It looks like the Irish undocumented in the US will get far less of a hearing if Niall Collins, a prominent Fianna Fail TD tipped for a cabinet post in the new government, gets his way.
At a time when the undocumented in the US need help more than ever and find their lives in tatters without jobs or a future, Collins is calling the Irish government hypocritical for continuing to care for them when Ireland has its own issue with undocumented.
Collins says: “It is hypocritical for TDs to lobby and advocate for undocumented Irish people living in the United States and not for undocumented migrants living in Ireland.”
That is complete bullbleep.
Let me introduce him to Michael, a bartender in my local, mid-thirties, undocumented, married to an undocumented Irish woman, both now out of work with no end in sight and three young kids to boot.
There are hundreds of Michaels in New York now and thousands across the country who need help desperately because their undocumented status means they can get no benefits and no work. Believe me, the situation is dire for a large number of them, especially in the bar and construction businesses.

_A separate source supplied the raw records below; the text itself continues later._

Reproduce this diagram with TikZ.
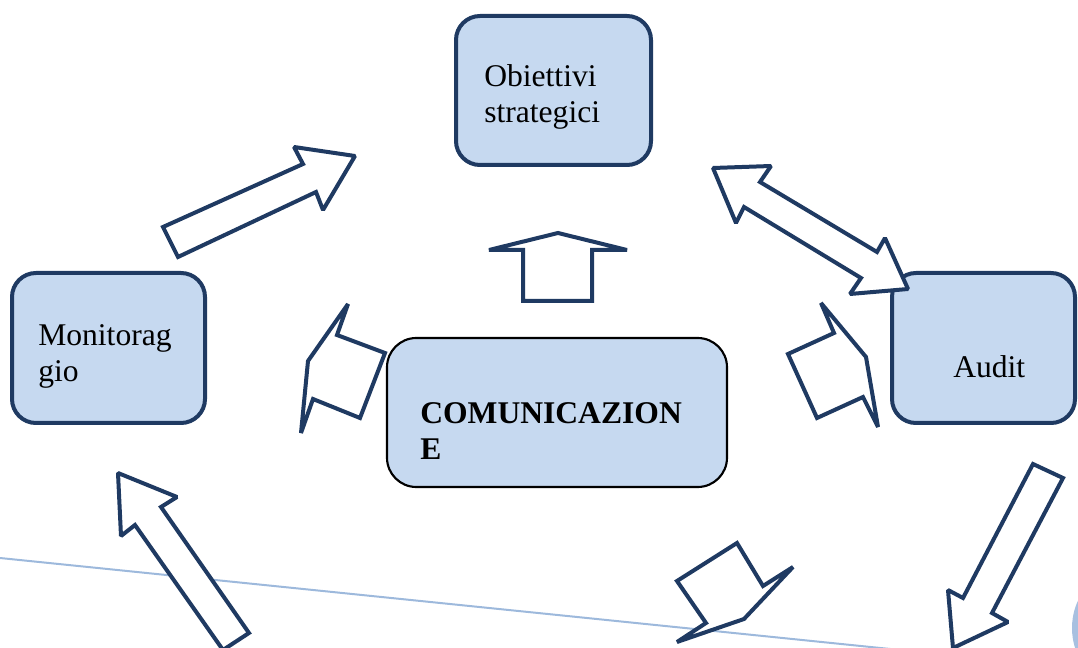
\documentclass[tikz,border=0pt]{standalone}
\usepackage{fontspec}
\setmainfont{Liberation Serif}
\definecolor{dkblue}{HTML}{1F3A62}
\definecolor{boxfill}{HTML}{C6D9F0}
\definecolor{lineblue}{HTML}{9DB9DC}
\definecolor{circblue}{HTML}{A8C0E0}
\begin{document}
\begin{tikzpicture}[x=0.75pt,y=-0.75pt,
  bigbox/.style={draw=dkblue,line width=3pt,fill=boxfill,rounded corners=18pt,inner sep=0pt},
  combox/.style={draw=black,line width=1.6pt,fill=boxfill,rounded corners=22pt,inner sep=0pt},
  blockarrow/.style={draw=dkblue,line width=3pt,fill=white,line join=miter,miter limit=1.6},
  txt/.style={anchor=base west,inner sep=0pt,font=\fontsize{23.7}{26.3}\selectfont}]
\useasboundingbox (0,0) rectangle (1078,648);
\begin{scope}
\clip (0,0) rectangle (1078,648);
% thin line and partial circle
\coordinate (l1) at (0,558);
\coordinate (l2) at (900,650);
\draw[lineblue,line width=1.5pt] (l1) -- (l2);
\fill[circblue] (1112,628) ellipse [x radius=40, y radius=52];

% boxes
\node[bigbox,minimum width=146.25pt,minimum height=111.75pt] (obj) at (553.5,90.5) {};
\node[bigbox,minimum width=144.75pt,minimum height=112.5pt] (mon) at (108.5,348) {};
\node[bigbox,minimum width=137.25pt,minimum height=112.5pt] (aud) at (983.5,348) {};
\node[combox,minimum width=255pt,minimum height=111.75pt] (com) at (557,412.5) {};

% texts
\node[txt] (objt) at (484,87) {\begin{tabular}[t]{@{}l@{}}Obiettivi\\strategici\end{tabular}};
\node[txt] (mont) at (38,346) {\begin{tabular}[t]{@{}l@{}}Monitorag\\gio\end{tabular}};
\node[txt] (audt) at (953,378) {Audit};
\node[txt] (comt) at (420,424) {\bfseries\begin{tabular}[t]{@{}l@{}}COMUNICAZION\\E\end{tabular}};

% block arrows
% Monitoraggio -> Obiettivi
\draw[blockarrow] (163,227) -- (303,164) -- (294,147) -- (355,156) -- (323,210) -- (316,192) -- (178,257) -- cycle;
% Obiettivi <-> Audit
\draw[blockarrow] (713,168) -- (771,166) -- (760,182) -- (877,252) -- (885,238) -- (908,289) -- (850,294) -- (861,278) -- (744,207) -- (736,223) -- cycle;
% central up arrow
\draw[blockarrow] (558,233) -- (627,250) -- (592,250) -- (592,301) -- (523,301) -- (523,250) -- (489,250) -- cycle;
% left small arrow
\draw[blockarrow] (348,304) -- (337,335) -- (385,353) -- (360,418) -- (313,399) -- (301,433) -- (308,361) -- cycle;
% right small arrow
\draw[blockarrow] (821,303) -- (834,333) -- (788,354) -- (817,418) -- (863,397) -- (878,427) -- (866,357) -- cycle;
% bottom centre arrow
\draw[blockarrow] (677,581) -- (737,543) -- (763,586) -- (793,567) -- (744,619) -- (677,642) -- (706,623) -- cycle;
% Audit -> down
\draw[blockarrow] (1033,464) -- (1063,478) -- (992,613) -- (1008,622) -- (953,648) -- (948,590) -- (963,598) -- cycle;
% bottom-left up arrow
\draw[blockarrow] (118,473) -- (177,497) -- (161,507) -- (249,633) -- (223,650) -- (135,525) -- (121,536) -- cycle;
\end{scope}
\end{tikzpicture}
\end{document}
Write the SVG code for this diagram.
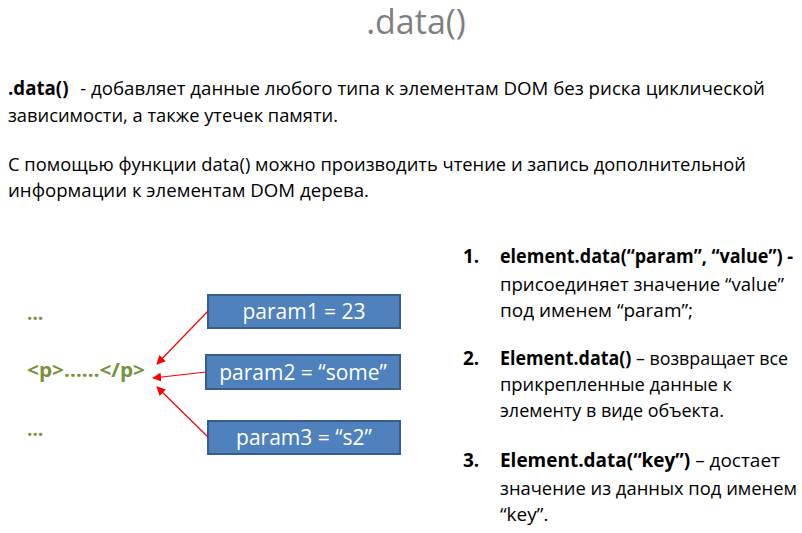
<svg xmlns="http://www.w3.org/2000/svg" width="802" height="533" viewBox="0 0 802 533">
  <style>
    .title { font-family: "Open Sans", "Noto Sans", sans-serif; font-size: 34px; fill: #7f7f7f; }
    .body { font-family: "Open Sans", "Noto Sans", sans-serif; font-size: 19px; fill: #000; }
    .b { font-weight: bold; }
    .code { font-family: "Open Sans", "Noto Sans", sans-serif; font-size: 19px; font-weight: bold; fill: #77933c; }
    .box { fill: #4f81bd; stroke: #385d8a; stroke-width: 2; }
    .boxtext { font-family: "Open Sans", "Noto Sans", sans-serif; font-size: 21px; fill: #fff; text-anchor: middle; }
    .conn { stroke: #ff0000; stroke-width: 1.2; fill: none; marker-end: url(#arrow); }
  </style>
  <defs>
    <marker id="arrow" viewBox="0 0 10 10" refX="9" refY="5" markerWidth="9" markerHeight="9" markerUnits="userSpaceOnUse" orient="auto">
      <path d="M0,0 L10,5 L0,10 z" fill="#ff0000"/>
    </marker>
  </defs>
  <rect width="802" height="533" fill="#fff"/>

  <text class="title" x="416" y="34" text-anchor="middle">.data()</text>

  <g id="intro">
    <text class="body" x="8" y="95" textLength="757" lengthAdjust="spacingAndGlyphs"><tspan class="b">.data()</tspan><tspan dx="7"> - добавляет данные любого типа к элементам DOM без риска циклической</tspan></text>
    <text class="body" x="8" y="122" textLength="330" lengthAdjust="spacingAndGlyphs">зависимости, а также утечек памяти.</text>
    <text class="body" x="8" y="171" textLength="738" lengthAdjust="spacingAndGlyphs">С помощью функции data() можно производить чтение и запись дополнительной</text>
    <text class="body" x="8" y="197" textLength="361" lengthAdjust="spacingAndGlyphs">информации к элементам DOM дерева.</text>
  </g>

  <g id="methods">
    <text class="body b" x="463" y="263">1.</text>
    <text class="body" x="500" y="263" textLength="293" lengthAdjust="spacingAndGlyphs"><tspan class="b">element.data(“param”, “value”) -</tspan></text>
    <text class="body" x="500" y="291" textLength="284" lengthAdjust="spacingAndGlyphs">присоединяет значение “value”</text>
    <text class="body" x="500" y="317" textLength="193" lengthAdjust="spacingAndGlyphs">под именем “param”;</text>

    <text class="body b" x="463" y="365">2.</text>
    <text class="body" x="500" y="365" textLength="288" lengthAdjust="spacingAndGlyphs"><tspan class="b">Element.data()</tspan> – возвращает все</text>
    <text class="body" x="500" y="391" textLength="232" lengthAdjust="spacingAndGlyphs">прикрепленные данные к</text>
    <text class="body" x="500" y="417" textLength="224" lengthAdjust="spacingAndGlyphs">элементу в виде объекта.</text>

    <text class="body b" x="463" y="467">3.</text>
    <text class="body" x="500" y="467" textLength="280" lengthAdjust="spacingAndGlyphs"><tspan class="b">Element.data(“key”)</tspan> – достает</text>
    <text class="body" x="500" y="495" textLength="297" lengthAdjust="spacingAndGlyphs">значение из данных под именем</text>
    <text class="body" x="500" y="521">“key”.</text>
  </g>

  <g id="dom-before">
    <text class="code" x="27" y="320">…</text>
  </g>
  <g id="p-element">
    <text class="code" x="27" y="377" textLength="118" lengthAdjust="spacingAndGlyphs">&lt;p&gt;……&lt;/p&gt;</text>
  </g>
  <g id="dom-after">
    <text class="code" x="27" y="436">…</text>
  </g>

  <g id="param1">
    <rect class="box" x="208" y="295" width="192" height="33"/>
    <text class="boxtext" x="304" y="319">param1 = 23</text>
  </g>
  <g id="param2">
    <rect class="box" x="206" y="355" width="194" height="34"/>
    <text class="boxtext" x="303" y="380">param2 = “some”</text>
  </g>
  <g id="param3">
    <rect class="box" x="208" y="421" width="192" height="33"/>
    <text class="boxtext" x="304" y="445">param3 = “s2”</text>
  </g>

  <g id="connectors">
    <line class="conn" x1="208" y1="311" x2="157" y2="364"/>
    <line class="conn" x1="206" y1="372" x2="153" y2="378"/>
    <line class="conn" x1="208" y1="437" x2="157" y2="387"/>
  </g>
</svg>
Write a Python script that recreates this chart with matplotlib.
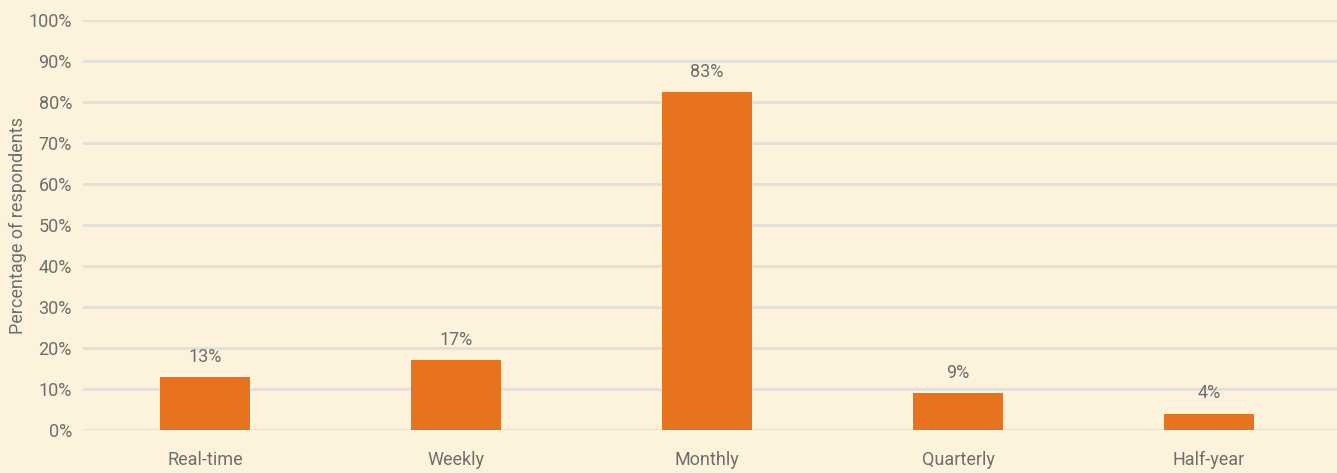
import matplotlib.pyplot as plt
import numpy as np

# Data
categories = ['Real-time', 'Weekly', 'Monthly', 'Quarterly', 'Half-year']
values = [13, 17, 82.5, 9, 4]
labels = ['13%', '17%', '83%', '9%', '4%']
yticks = list(range(0, 101, 10))

bg = '#FDF2DB'
bar_color = '#E8731E'
text_color = '#6E6E6E'
grid_color = '#E2E0DA'

plt.rcParams['font.family'] = ['Roboto', 'DejaVu Sans']
plt.rcParams['font.stretch'] = 'condensed'

fig = plt.figure(figsize=(13.37, 4.73), dpi=100, facecolor=bg)
ax = fig.add_axes([83 / 1337, 43 / 473, 1 - 83 / 1337, 410 / 473])
ax.set_facecolor(bg)

x = np.arange(len(categories))
ax.bar(x, values, width=0.36, color=bar_color, zorder=3)

for xi, v, lab in zip(x, values, labels):
    ax.annotate(lab, (xi, v), xytext=(0, 8), textcoords='offset points',
                ha='center', va='bottom', fontsize=13, color=text_color)

ax.set_xlim(-0.486, 4.51)
ax.set_ylim(0, 100)
ax.set_yticks(yticks)
ax.set_yticklabels([f'{t}%' for t in yticks])
ax.set_xticks(x)
ax.set_xticklabels(categories)
ax.grid(axis='y', color=grid_color, linewidth=2, zorder=0)
ax.tick_params(axis='both', length=0, labelsize=13, labelcolor=text_color)
ax.tick_params(axis='x', pad=15)
ax.tick_params(axis='y', pad=8)
for s in ax.spines.values():
    s.set_visible(False)

fig.text(18 / 1337, 1 - 225 / 473, 'Percentage of respondents', rotation=90,
         ha='center', va='center', fontsize=13, color=text_color)

fig.savefig('out.png', dpi=100, facecolor=bg)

The New York Irish community recently raised $300,000 for them aided in large part by the local Irish Consul Ciaran Madden, who did a remarkable job helping with donors.
That collection “put food on the table.” Michel said, but he has no idea how long it will last or what he and his young family will do next.
Let me explain the difference to Mr. Collins. Employers can pay legal employees because of US government intervention, which picks up salary checks for four months, a scheme that may well be extended.
Michael’s boss cannot pay him a nickel or a dime. He is on the margins and therefore now close to desperation.
How disappointing that a prominent Irish politician should at this very moment, consider rethinking the commitment to those illegals in dire need. Are they not Irish citizens?
The issue of undocumented immigration to Ireland is a major one that needs to be treated with compassion and fairness. But it has absolutely nothing to do with Irish undocumented in America.
Niall Collins also accused the Irish State of racism on the issue.
He said: “The State is being racist in terms of not dealing with the 26,000 undocumented migrants who are living and contributing to our society and country. They may have overstayed their visa but they are now here and embedded and want to contribute to society, so we have to deal with that reality.
“We campaign for the undocumented Irish in the United States and I think we are hypocritical as a nation and as a State for not dealing with it here.”
If it is possible to be racist against your own, I’d accuse Collins of being racist towards undocumented Irish or, at the very least, utterly uncaring at the worst time possible for them.
There is also the issue of needing the government for a big push and needing Irish pressure for new immigration reform if Joe Biden wins the White House. It is likely to be a key issue and this is no time to lessen our commitment.
Biden has stated it is on his agenda, especially as he seeks Hispanic votes and Trump has been so anti-immigrant. We are not without hope of finally solving this issue especially if there is a Democratic-controlled House and Senate as seems very possible now.